General characteristics
- Class & type: C-class submarine
- Displacement: 287 long tons (292 t) surfaced; 316 long tons (321 t) submerged;
- Length: 142 ft 3 in (43.4 m)
- Beam: 13 ft 7 in (4.1 m)
- Draught: 11 ft 6 in (3.5 m)
- Installed power: 600 bhp (450 kW) petrol; 300 hp (220 kW) electric;
- Propulsion: 1 × 16-cylinder Vickers petrol engine; 1 × electric motor;
- Speed: 12 kn (22 km/h; 14 mph) surfaced; 7 kn (13 km/h; 8.1 mph) submerged;
- Range: 910 nmi (1,690 km; 1,050 mi) at 12 kn (22 km/h; 14 mph) on the surface
- Test depth: 100 feet (30.5 m)
- Complement: 2 officers and 14 ratings
- Armament: 2 × 18 in (450 mm) bow torpedo tubes

= HMS C13 =

Submarine of the Royal Navy

HMS C13 was one of 38 C-class submarines built for the Royal Navy in the first decade of the 20th century. The boat survived the First World War and was sold for scrap in 1920.

==Design and description==
The C class was essentially a repeat of the preceding B class, albeit with better performance underwater. The submarine had a length of 142 ft 3 in overall, a beam of 13 ft 7 in and a mean draught of 11 ft 6 in. They displaced 287 LT on the surface and 316 LT submerged. The C-class submarines had a crew of two officers and fourteen ratings.

For surface running, the boats were powered by a single 16-cylinder 600 bhp Vickers petrol engine that drove one propeller shaft. When submerged the propeller was driven by a 300 hp electric motor. They could reach 12 kn on the surface and 7 kn underwater. On the surface, the C class had a range of 910 nmi at 12 kn.

The boats were armed with two 18-inch (45 cm) torpedo tubes in the bow. They could carry a pair of reload torpedoes, but generally did not as they would have to remove an equal weight of fuel in compensation.
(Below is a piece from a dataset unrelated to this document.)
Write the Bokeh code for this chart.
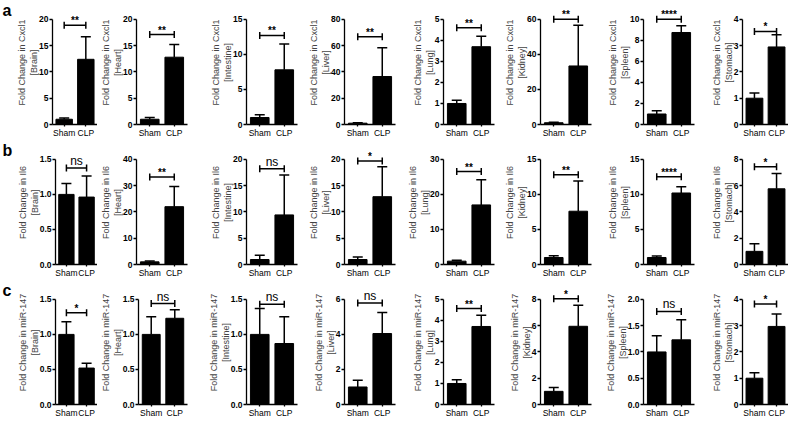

==Construction and career==
C13 was laid down on 29 November 1906 by Vickers at their Barrow-in-Furness shipyard, launched on 9 November 1907, and completed on 19 February 1908. During World War I, the boat was generally used for coastal defence and training in home waters. C13 was sold for scrap on 2 February 1920.